The statewide Democratic ticket is set for the November election as state Sen. Ghazala Hashmi and former Del. Jay Jones won their primaries for lieutenant governor and attorney general Tuesday night.
They will join former Congresswoman Abigail Spanberger, the Democratic nominee for governor, on the general election ticket.
Hashmi, a Democrat from Chesterfield County, beat five opponents in a six-way primary for lieutenant governor on Tuesday. She is the first Muslim and first Indian-American nominated to statewide office in Virginia.
Hashmi won her primary with 27.49% of the vote. Former Richmond Mayor Levar Stoney came in second with 26.65%, within the 1% margin to request a recount, should Stoney choose, but outside of the 0.5% margin that would trigger a state-funded recount.
State Sen. Aaron Rouse, D-Virginia Beach, came in third with 26.16%. Dr. Babur Lateef, a physician and chair of the Prince William County School Board, collected 8.44% of the vote; Alex Bastani, a union leader and attorney from Northern Virginia, garnered 5.70% of the vote; and Victor Salgado, a former federal prosecutor, had 5.57%.
It was a three-person contest on Tuesday, with Hashmi and Stoney trading off the lead for most of the evening, and Rouse claiming third place except for a brief moment when he held the top spot. In the end it may have been the city of Richmond that put Hashmi over the finish line as the votes flowed in in her favor, and Stoney sank in the locality he led for eight years.
Hashmi issued a scathing rebuke against the Trump administration in her victory speech.
“In Washington we’ve got extremists who are working overtime to strip away our freedom, to control our bodies, to silence our vote, to divide us by race and by faith and identity. They want to bring that chaos here — we are not going to let them,” she said. “We’re facing a pivotal moment in our history, and while the MAGA-driven Republican ticket might try to take us backwards, I’m running — and you’re running with me — with the unshakable belief in what Virginia can be.”

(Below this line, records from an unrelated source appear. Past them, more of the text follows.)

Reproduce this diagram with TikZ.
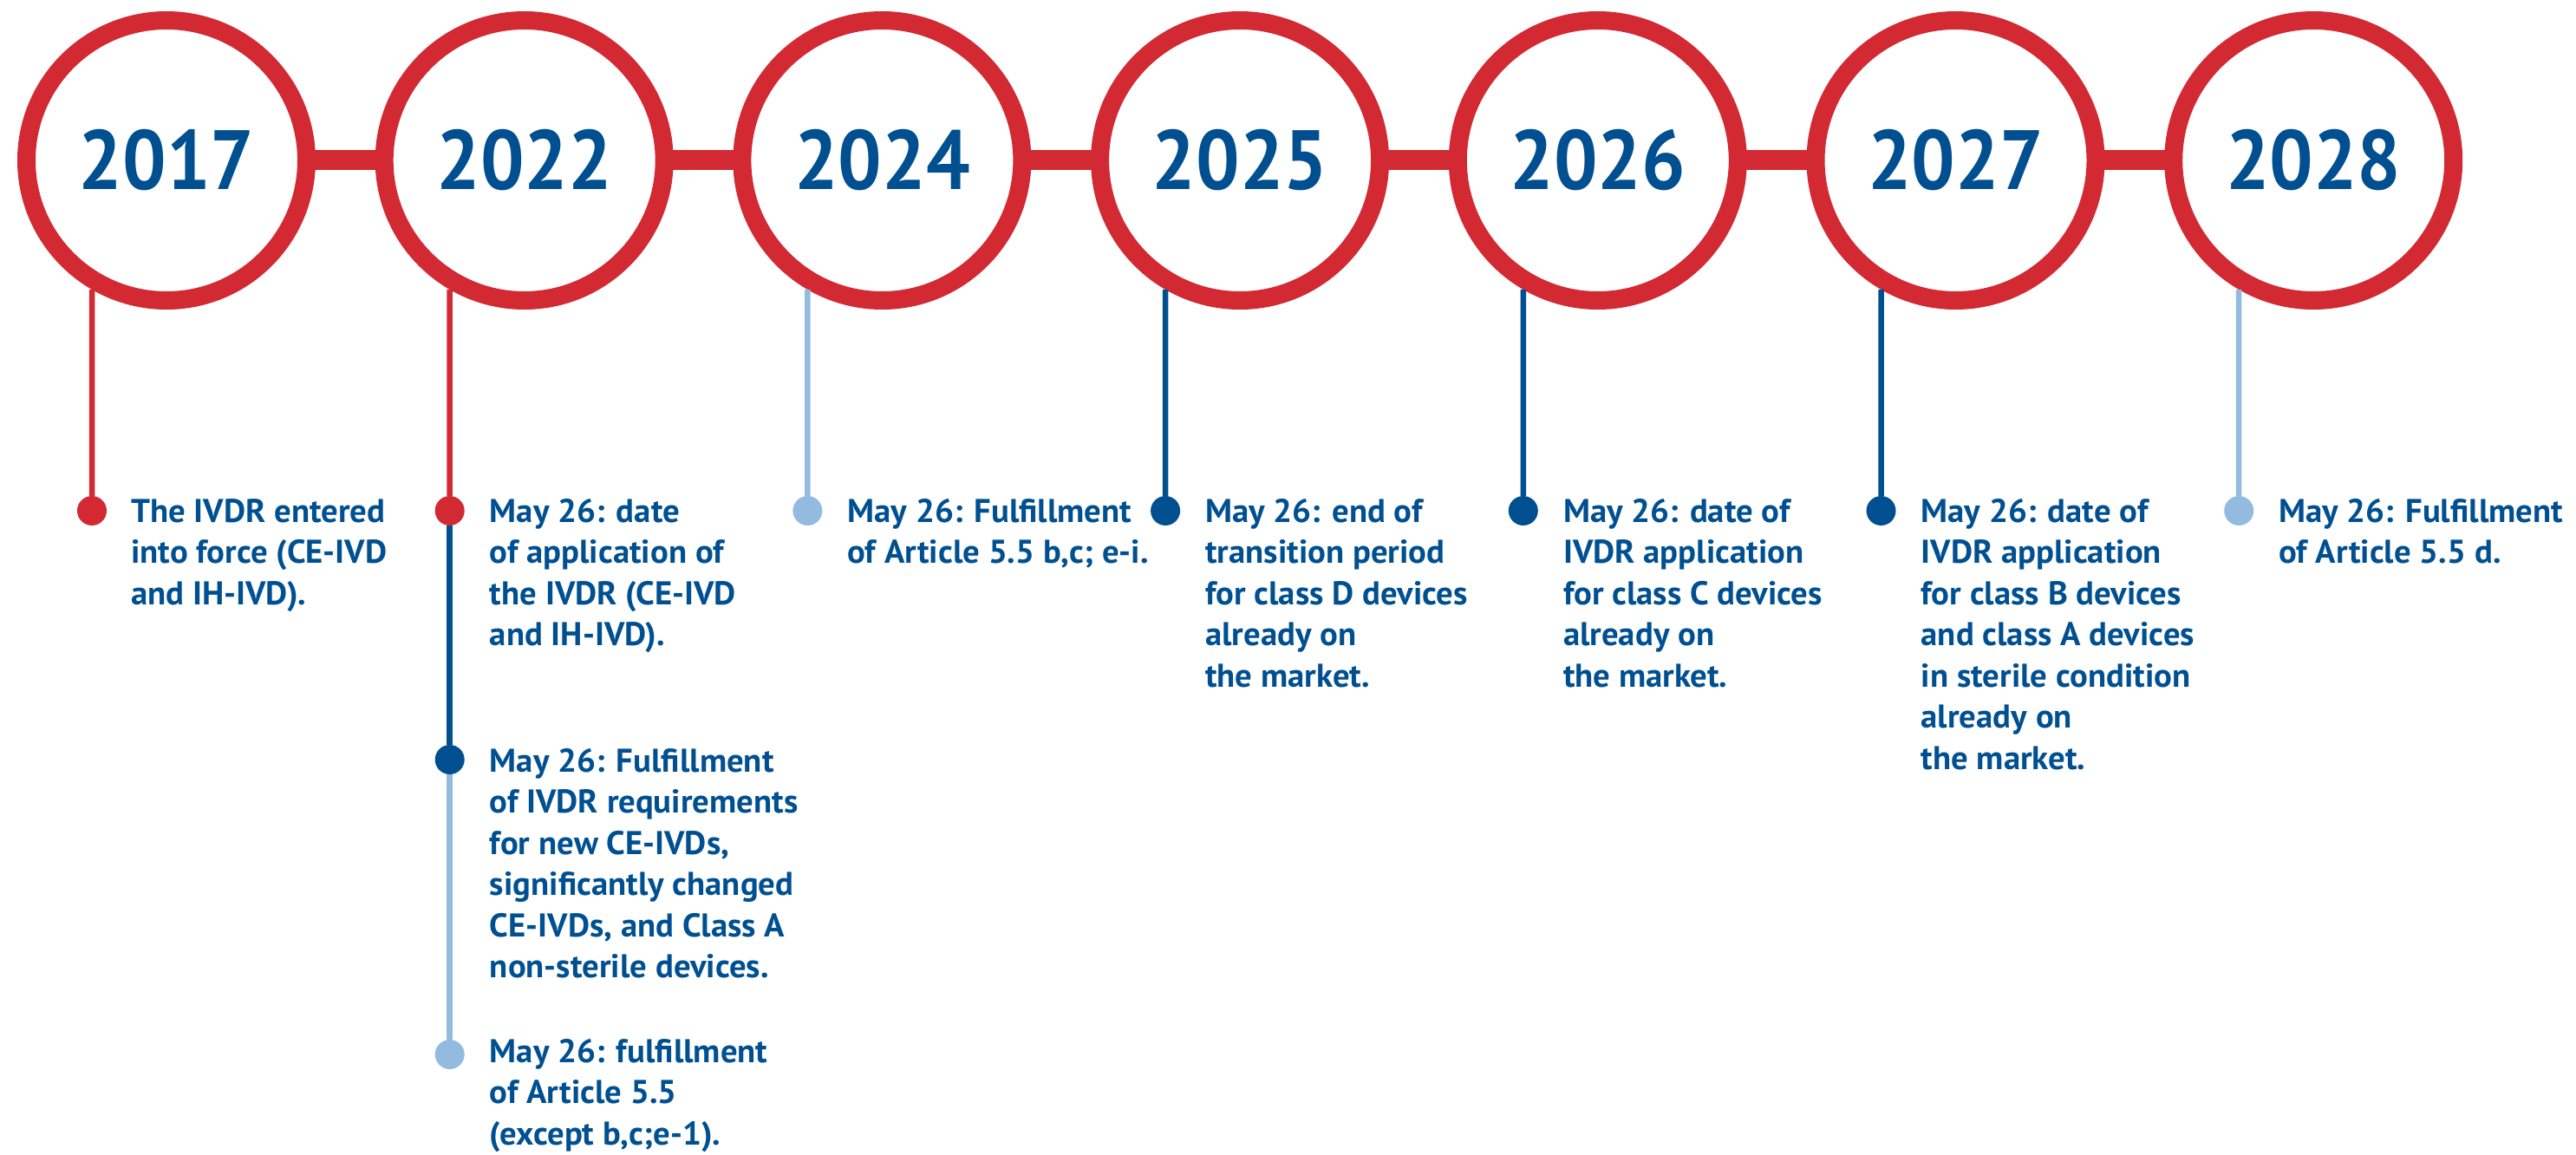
\documentclass[tikz,border=0pt]{standalone}
\usepackage{fontspec}
\newfontfamily\yearfont{PT Sans}[FakeStretch=0.92]
\newfontfamily\bodyfont{PT Sans}[FakeStretch=1.02]
\definecolor{ivdred}{RGB}{211,41,51}
\definecolor{ivdblue}{RGB}{0,80,145}
\definecolor{ivdlight}{RGB}{147,187,224}
\begin{document}
\begin{tikzpicture}[x=1pt,y=-1pt,
  yearring/.style={circle, draw=ivdred, fill=white, line width=21pt, minimum size=323pt, inner sep=0pt, text=ivdblue, font=\yearfont\bfseries\fontsize{97}{97}\selectfont},
  bar/.style={draw=ivdred, line width=23pt, shorten <=-2pt, shorten >=-2pt},
  stemline/.style={line width=6.5pt},
  dotnode/.style={circle, inner sep=0pt, minimum size=34pt},
  note/.style={anchor=north west, align=left, inner sep=0pt, text=ivdblue, font=\bodyfont\bfseries\fontsize{38}{47.5}\selectfont, execute at begin node={\rule{0pt}{30pt}}}
]
\useasboundingbox (0,0) rectangle (2971,1332);
% year rings
\node[yearring] (y17) at (192,185) {2017};
\node[yearring] (y22) at (604.7,185) {2022};
\node[yearring] (y24) at (1017.4,185) {2024};
\node[yearring] (y25) at (1430.1,185) {2025};
\node[yearring] (y26) at (1842.8,185) {2026};
\node[yearring] (y27) at (2255.5,185) {2027};
\node[yearring] (y28) at (2668.2,185) {2028};
% bars
\draw[bar] (y17.east) -- (y22.west);
\draw[bar] (y22.east) -- (y24.west);
\draw[bar] (y24.east) -- (y25.west);
\draw[bar] (y25.east) -- (y26.west);
\draw[bar] (y26.east) -- (y27.west);
\draw[bar] (y27.east) -- (y28.west);
% dots
\node[dotnode, fill=ivdred]   (d17)  at (106,589) {};
\node[dotnode, fill=ivdred]   (d22a) at (518.7,589) {};
\node[dotnode, fill=ivdblue]  (d22b) at (518.7,876) {};
\node[dotnode, fill=ivdlight] (d22c) at (518.7,1216) {};
\node[dotnode, fill=ivdlight] (d24)  at (931.4,589) {};
\node[dotnode, fill=ivdblue]  (d25)  at (1344.1,589) {};
\node[dotnode, fill=ivdblue]  (d26)  at (1756.8,589) {};
\node[dotnode, fill=ivdblue]  (d27)  at (2169.5,589) {};
\node[dotnode, fill=ivdlight] (d28)  at (2582.2,589) {};
% stems
\draw[stemline, ivdred]   (y17.-120) -- (d17);
\draw[stemline, ivdred]   (y22.-120) -- (d22a);
\draw[stemline, ivdblue]  (d22a) -- (d22b);
\draw[stemline, ivdlight] (d22b) -- (d22c);
\draw[stemline, ivdlight] (y24.-120) -- (d24);
\draw[stemline, ivdblue]  (y25.-120) -- (d25);
\draw[stemline, ivdblue]  (y26.-120) -- (d26);
\draw[stemline, ivdblue]  (y27.-120) -- (d27);
\draw[stemline, ivdlight] (y28.-120) -- (d28);
% notes (north = first baseline - 30)
\node[note] (t17) at (151,575) {The IVDR entered\\into force (CE-IVD\\and IH-IVD).};
\node[note] (t22a) at (564.7,575) {May 26: date\\of application of\\the IVDR (CE-IVD\\and IH-IVD).};
\node[note] (t22b) at (564.7,863) {May 26: Fulfillment\\of IVDR requirements\\for new CE-IVDs,\\significantly changed\\CE-IVDs, and Class A\\non-sterile devices.};
\node[note] (t22c) at (564.7,1198) {May 26: fulfillment\\of Article 5.5\\(except b,c;e-1).};
\node[note] (t24) at (977.4,575) {May 26: Fulfillment\\of Article 5.5 b,c; e-i.};
\node[note] (t25) at (1390.1,575) {May 26: end of\\transition period\\for class D devices\\already on\\the market.};
\node[note] (t26) at (1802.8,575) {May 26: date of\\IVDR application\\for class C devices\\already on\\the market.};
\node[note] (t27) at (2215.5,575) {May 26: date of\\IVDR application\\for class B devices\\and class A devices\\in sterile condition\\already on\\the market.};
\node[note] (t28) at (2628.2,575) {May 26: Fulfillment\\of Article 5.5 d.};
\end{tikzpicture}
\end{document}
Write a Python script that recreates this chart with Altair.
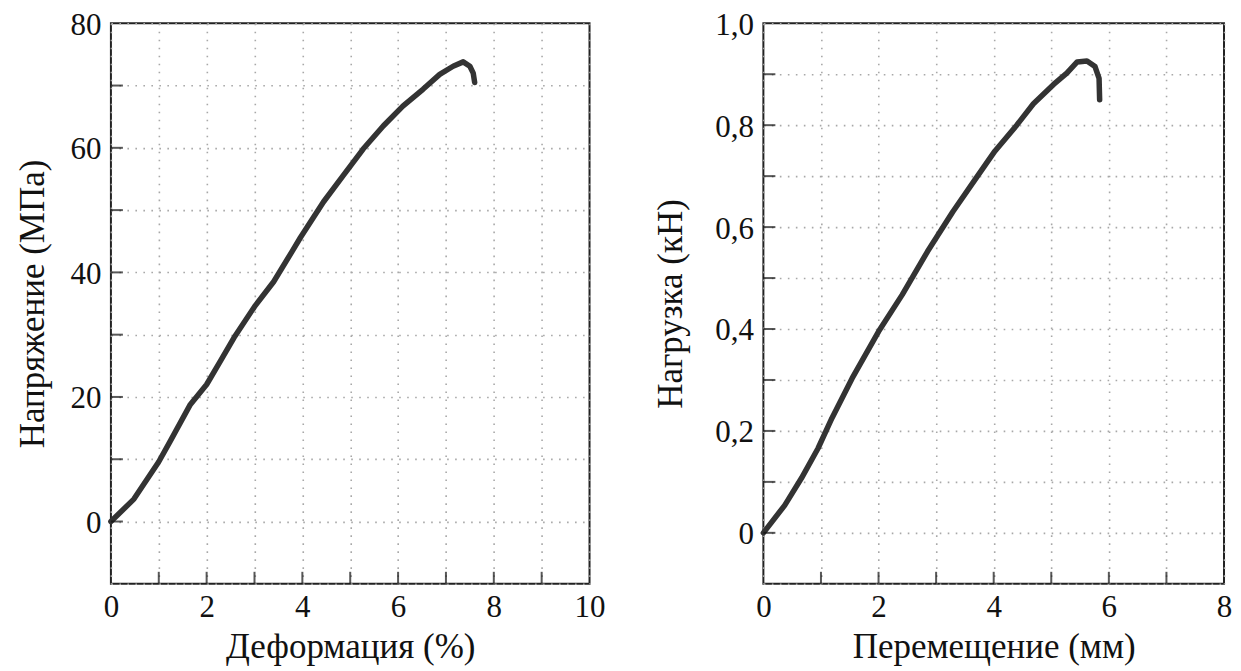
import altair as alt
import pandas as pd

# ---- data read from the reference ----
strain = [0.0, 0.48, 1.0, 1.24, 1.66, 2.0, 2.29, 2.57, 3.0, 3.4, 3.78, 3.96, 4.44, 4.86,
          5.27, 5.69, 6.1, 6.52, 6.87, 7.15, 7.36, 7.5, 7.57, 7.6]
stress = [0.0, 3.6, 9.6, 12.9, 18.8, 22.0, 25.8, 29.5, 34.5, 38.5, 43.3, 45.6, 51.3, 55.6,
          59.8, 63.5, 66.7, 69.4, 71.8, 73.1, 73.8, 73.1, 72.0, 70.5]

disp = [0.0, 0.37, 0.66, 0.95, 1.19, 1.54, 2.0, 2.41, 2.85, 3.29, 3.70, 4.02, 4.40, 4.69,
        5.04, 5.27, 5.45, 5.62, 5.76, 5.83, 5.84]
load = [0.0, 0.054, 0.107, 0.166, 0.225, 0.303, 0.395, 0.467, 0.552, 0.63, 0.697, 0.749, 0.80,
        0.842, 0.88, 0.902, 0.924, 0.926, 0.915, 0.892, 0.85]

left_x_ticks = [1, 2, 3, 4, 5, 6, 7, 8, 9]
left_y_ticks = [0, 10, 20, 30, 40, 50, 60, 70]
right_x_ticks = [1, 2, 3, 4, 5, 6, 7]
right_y_ticks = [0, 0.1, 0.2, 0.3, 0.4, 0.5, 0.6, 0.7, 0.8, 0.9]

left_x_values = list(range(0, 11))
left_y_values = list(range(-10, 81, 10))
right_x_values = list(range(0, 9))
right_y_values = [-0.1, 0, 0.1, 0.2, 0.3, 0.4, 0.5, 0.6, 0.7, 0.8, 0.9, 1.0]

LINE = "#333333"
FONT = "Liberation Serif"
LFS = 31
TFS = 35

grid_kw = dict(grid=True, gridColor="#a8a8a8", gridDash=[1.6, 6.4], gridWidth=1.6,
               domain=False, ticks=False)


def panel(xs, ys, xdom, ydom, xvals, yvals, xticks, yticks, xtitle, ytitle,
          xlabel_expr, ylabel_expr, w, h, yextent):
    xscale = alt.Scale(domain=xdom, nice=False, zero=False)
    yscale = alt.Scale(domain=ydom, nice=False, zero=False)
    xaxis = alt.Axis(values=xvals, labelExpr=xlabel_expr, title=xtitle,
                     labelPadding=9, titlePadding=7, **grid_kw)
    yaxis = alt.Axis(values=yvals, labelExpr=ylabel_expr, title=ytitle,
                     labelPadding=10, titlePadding=8,
                     labelBaseline="alphabetic", labelOffset=11,
                     minExtent=yextent, maxExtent=yextent, **grid_kw)

    df = pd.DataFrame({"x": xs, "y": ys, "i": range(len(xs))})
    line = alt.Chart(df).mark_line(color=LINE, strokeWidth=5.5, strokeJoin="round",
                                   strokeCap="round").encode(
        x=alt.X("x:Q", scale=xscale, axis=xaxis),
        y=alt.Y("y:Q", scale=yscale, axis=yaxis),
        order="i:Q",
    )
    xt = pd.DataFrame({"x": xticks, "y": [ydom[0]] * len(xticks)})
    xtick = alt.Chart(xt).mark_tick(orient="vertical", size=12, thickness=2,
                                    color="#111", yOffset=-6).encode(
        x=alt.X("x:Q", scale=xscale, axis=xaxis),
        y=alt.Y("y:Q", scale=yscale, axis=yaxis),
    )
    yt = pd.DataFrame({"x": [xdom[0]] * len(yticks), "y": yticks})
    ytick = alt.Chart(yt).mark_tick(orient="horizontal", size=12, thickness=2,
                                    color="#111", xOffset=6).encode(
        x=alt.X("x:Q", scale=xscale, axis=xaxis),
        y=alt.Y("y:Q", scale=yscale, axis=yaxis),
    )
    return alt.layer(line, xtick, ytick).properties(width=w, height=h)


left = panel(strain, stress, [0, 10], [-10, 80], left_x_values, left_y_values,
             left_x_ticks, left_y_ticks, "Деформация (%)", "Напряжение (МПа)",
             "datum.value % 2 == 0 ? datum.label : ''",
             "datum.value >= 0 && datum.value % 20 == 0 ? datum.label : ''",
             479, 561, 52)

right = panel(disp, load, [0, 8], [-0.1, 1.0], right_x_values, right_y_values,
              right_x_ticks, right_y_ticks, "Перемещение (мм)", "Нагрузка (кН)",
              "datum.value % 2 == 0 ? datum.label : ''",
              "datum.value == 0 ? '0' : (datum.value > 0 && round(datum.value * 10) % 2 == 0 ? replace(format(datum.value, '.1f'), '.', ',') : '')",
              461, 561, 67)

chart = alt.hconcat(left, right, spacing=46).properties(
    padding={"left": 7, "top": 0, "right": 0, "bottom": 0},
    background="white",
).configure_view(
    stroke="#222", strokeWidth=2
).configure_axis(
    labelFont=FONT, titleFont=FONT, labelFontSize=LFS, titleFontSize=TFS,
    titleFontWeight="normal", labelColor="#111", titleColor="#111",
    labelFlush=False, labelOverlap=False
)

chart.save("out.html", embed_options={"renderer": "svg", "actions": False})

Hashmi is a former educator. She moved to the Richmond area in the early 1990s and worked for three decades as a professor at the University of Richmond and later at Reynolds Community College. She was elected to the state Senate in 2019 and was named chair of the Senate Education and Health Committee in 2024. She has focused her campaign platform on access to reproductive health care, improving public education and affordable housing.
She will go on to face Republican candidate and former talk radio host John Reid in November.
Jones, of Norfolk, beat Commonwealth’s Attorney Shannon Taylor, of Henrico, with roughly 51% of the vote. He will go on to face Republican Attorney General Jason Miyares in the general election.
“The most powerful corporations and special interests believe that Virginia’s government should be beholden to them. They will spend more trying to beat us in November by funding Donald Trump’s pro-bono attorney, Jason Miyares. And we are ready for that fight because it’s not their government, it’s yours,” Jones said in a statement after the race was called. “As your next Attorney General, I will return the power back to you. To the people of Virginia.”
Jones earned his law degree from the University of Virginia School of Law. He served as an assistant attorney general in the District of Columbia, where he was a member of the Office of Consumer Protection. He also “led the fight on behalf of the Virginia NAACP against the Youngkin Administration to protect voting rights,” according to his website.
Jones, now 36, represented the 89th District in the House of Delegates from 2018 until December 2021, when he resigned from the seat he had been reelected to in the previous month. He attributed that decision to his wife’s pregnancy with their first child. He ran in the Democratic primary for attorney general in 2021 but lost to Mark Herring.
The two Democrats join Spanberger on the statewide ticket. Spanberger is running for governor against Lt. Gov. Winsome Earle-Sears.